Common Pitfalls to Avoid

The Automation Bias Trap: Assuming that because something is automated, it's more accurate than human analysis. AI should augment human judgment, not replace it.

The Sunk Cost Fallacy: Continuing to use flawed AI output because you've already invested time in generating it. Be willing to start over when AI gets fundamental aspects wrong.

The Expertise Outsourcing Problem: Using AI for tasks that require deep domain knowledge you don't possess. If you can't evaluate the quality of the output, you shouldn't be using AI for that task.

Conclusion: Think With AI, Don't Follow It

So my message is simple: do not treat generative AI as an authority. Treat it as a draft. Question it. Test it. Improve it.

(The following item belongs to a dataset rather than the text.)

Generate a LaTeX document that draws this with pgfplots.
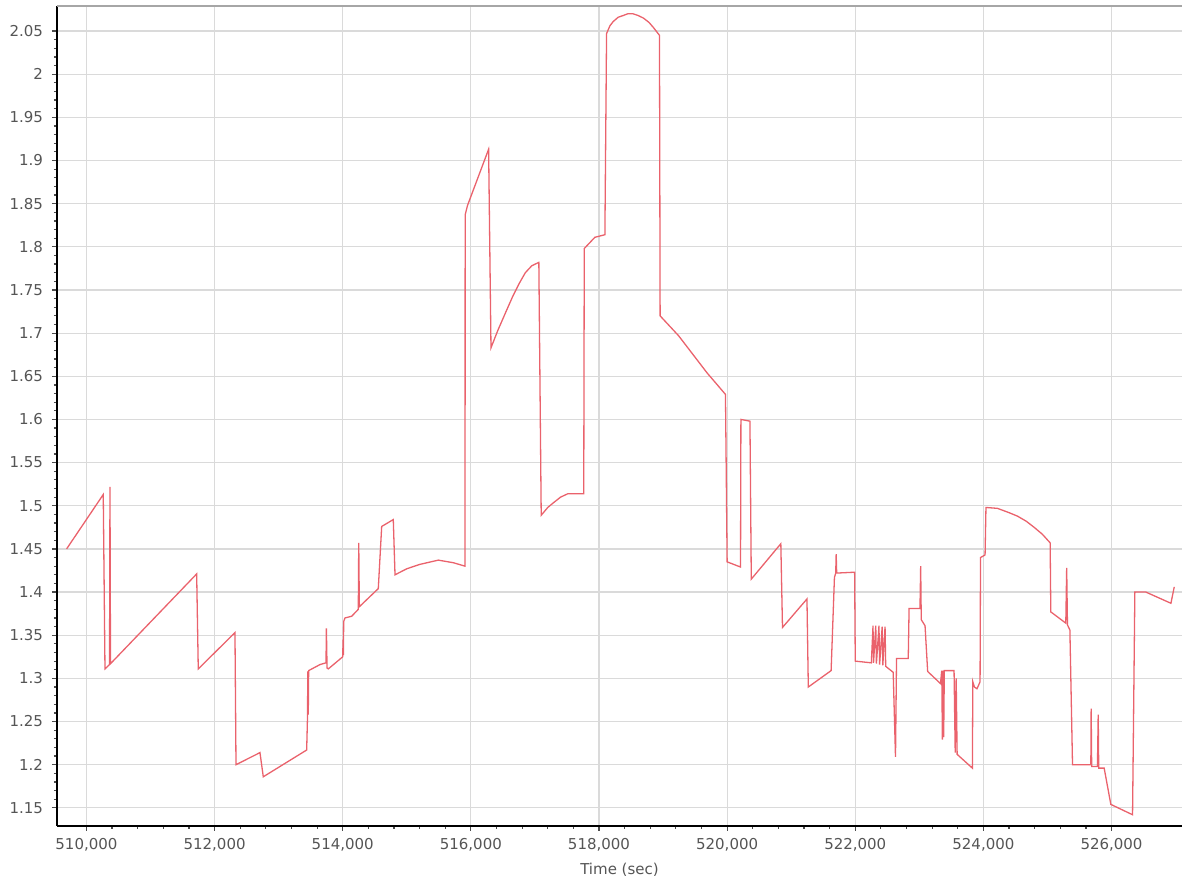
\documentclass[border=0pt]{standalone}
\usepackage{pgfplots}
\pgfplotsset{compat=1.18}
\usepackage{fontspec}
\setmainfont{DejaVu Sans}
\definecolor{linered}{RGB}{234,98,108}
\definecolor{gridgray}{RGB}{218,218,218}
\definecolor{labelgray}{RGB}{85,85,85}
\pgfplotstableread{
x y
509690 1.450
510262 1.513
510289 1.311
510360 1.316
510367 1.522
510375 1.317
511720 1.421
511745 1.311
512318 1.353
512334 1.200
512708 1.214
512760 1.186
513437 1.217
513450 1.255
513455 1.308
513462 1.258
513468 1.309
513645 1.316
513739 1.318
513745 1.358
513755 1.312
513775 1.311
514000 1.325
514005 1.345
514010 1.327
514015 1.366
514035 1.370
514140 1.372
514243 1.380
514250 1.457
514259 1.383
514555 1.404
514608 1.476
514789 1.484
514816 1.420
515000 1.427
515200 1.432
515492 1.437
515726 1.434
515909 1.430
515911 1.837
515948 1.848
516277 1.913
516314 1.683
516420 1.703
516549 1.725
516650 1.742
516758 1.758
516850 1.770
516950 1.778
517061 1.782
517098 1.489
517200 1.498
517281 1.503
517400 1.510
517516 1.514
517762 1.514
517770 1.798
517935 1.811
518092 1.814
518118 2.047
518170 2.056
518222 2.061
518300 2.066
518379 2.068
518450 2.070
518530 2.070
518610 2.068
518693 2.065
518780 2.060
518850 2.054
518944 2.045
518954 1.720
519242 1.697
519686 1.654
519974 1.629
520000 1.435
520209 1.429
520215 1.600
520356 1.598
520377 1.415
520838 1.456
520864 1.359
521246 1.392
521267 1.290
521623 1.309
521675 1.417
521695 1.422
521702 1.444
521710 1.422
521990 1.423
522000 1.320
522251 1.318
522277 1.361
522285 1.318
522320 1.361
522330 1.317
522370 1.361
522380 1.316
522420 1.360
522430 1.315
522465 1.360
522475 1.314
522592 1.307
522628 1.209
522644 1.323
522827 1.323
522840 1.381
523010 1.381
523021 1.430
523030 1.368
523089 1.361
523130 1.308
523330 1.294
523350 1.309
523360 1.229
523370 1.309
523380 1.232
523390 1.309
523542 1.309
523560 1.214
523575 1.300
523590 1.212
523828 1.196
523835 1.296
523860 1.290
523900 1.288
523948 1.296
523955 1.440
524026 1.443
524040 1.498
524219 1.497
524400 1.492
524531 1.488
524670 1.482
524792 1.475
524920 1.467
525042 1.457
525052 1.377
525286 1.364
525300 1.428
525312 1.362
525350 1.356
525391 1.200
525677 1.200
525682 1.265
525690 1.198
525780 1.198
525792 1.258
525800 1.196
525885 1.196
525989 1.154
526328 1.142
526364 1.400
526536 1.400
526927 1.387
526979 1.406
}\datatable
\begin{document}
\begin{tikzpicture}
\begin{axis}[
  name=ax,
  scale only axis,
  width=562.5pt, height=410pt,
  xmin=509540, xmax=527100,
  ymin=1.129, ymax=2.079,
  axis x line*=bottom, axis y line*=left,
  axis line style={black, line width=1pt},
  xtick={510000,512000,514000,516000,518000,520000,522000,524000,526000},
  ytick={1.15,1.2,1.25,1.3,1.35,1.4,1.45,1.5,1.55,1.6,1.65,1.7,1.75,1.8,1.85,1.9,1.95,2,2.05},
  minor x tick num=4, minor y tick num=4,
  tick align=outside,
  major tick length=2.5pt, minor tick length=1.5pt,
  every tick/.style={black!70, line width=0.6pt},
  grid=major,
  major grid style={gridgray, line width=0.6pt},
  scaled x ticks=false, scaled y ticks=false,
  xticklabel style={/pgf/number format/.cd, fixed, 1000 sep={,}},
  /pgf/number format/assume math mode=true,
  tick label style={font=\fontsize{7.5pt}{9pt}\selectfont, text=labelgray},
  yticklabel style={xshift=-1pt},
  xlabel={Time (sec)},
  xlabel style={font=\fontsize{7.5pt}{9pt}\selectfont, text=labelgray, yshift=1pt},
  clip=true,
]
\addplot[linered, line width=0.65pt] table[x=x, y=y] {\datatable};
\draw[black!35, line width=1.5pt] (rel axis cs:0,1) -- (rel axis cs:1,1);
\end{axis}
\pgfresetboundingbox
\path (ax.south west) ++(-28.5pt,-28pt) coordinate (bl);
\path (ax.north east) ++(0pt,3pt) coordinate (tr);
\path (bl) rectangle (tr);
\end{tikzpicture}
\end{document}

The future belongs to people who can think with AI, not blindly follow it.

The organizations and individuals who thrive in the AI age won't be those who use it most, but those who use it best. They'll develop the judgment to know when AI insights are valuable and when they're misleading. They'll build systems that combine artificial intelligence with human wisdom.

Most importantly, they'll remember that the goal isn't to eliminate human thinking—it's to enhance it. Generative AI is a powerful tool for augmenting human intelligence, but only when we bring our full critical thinking capabilities to the partnership.

The judgment problem is real, but it's not insurmountable. It requires us to be more thoughtful, not less. More skeptical, not more trusting. More engaged with the reasoning process, not more removed from it.

That's not just good advice for working with AI—it's good advice for navigating an increasingly complex world.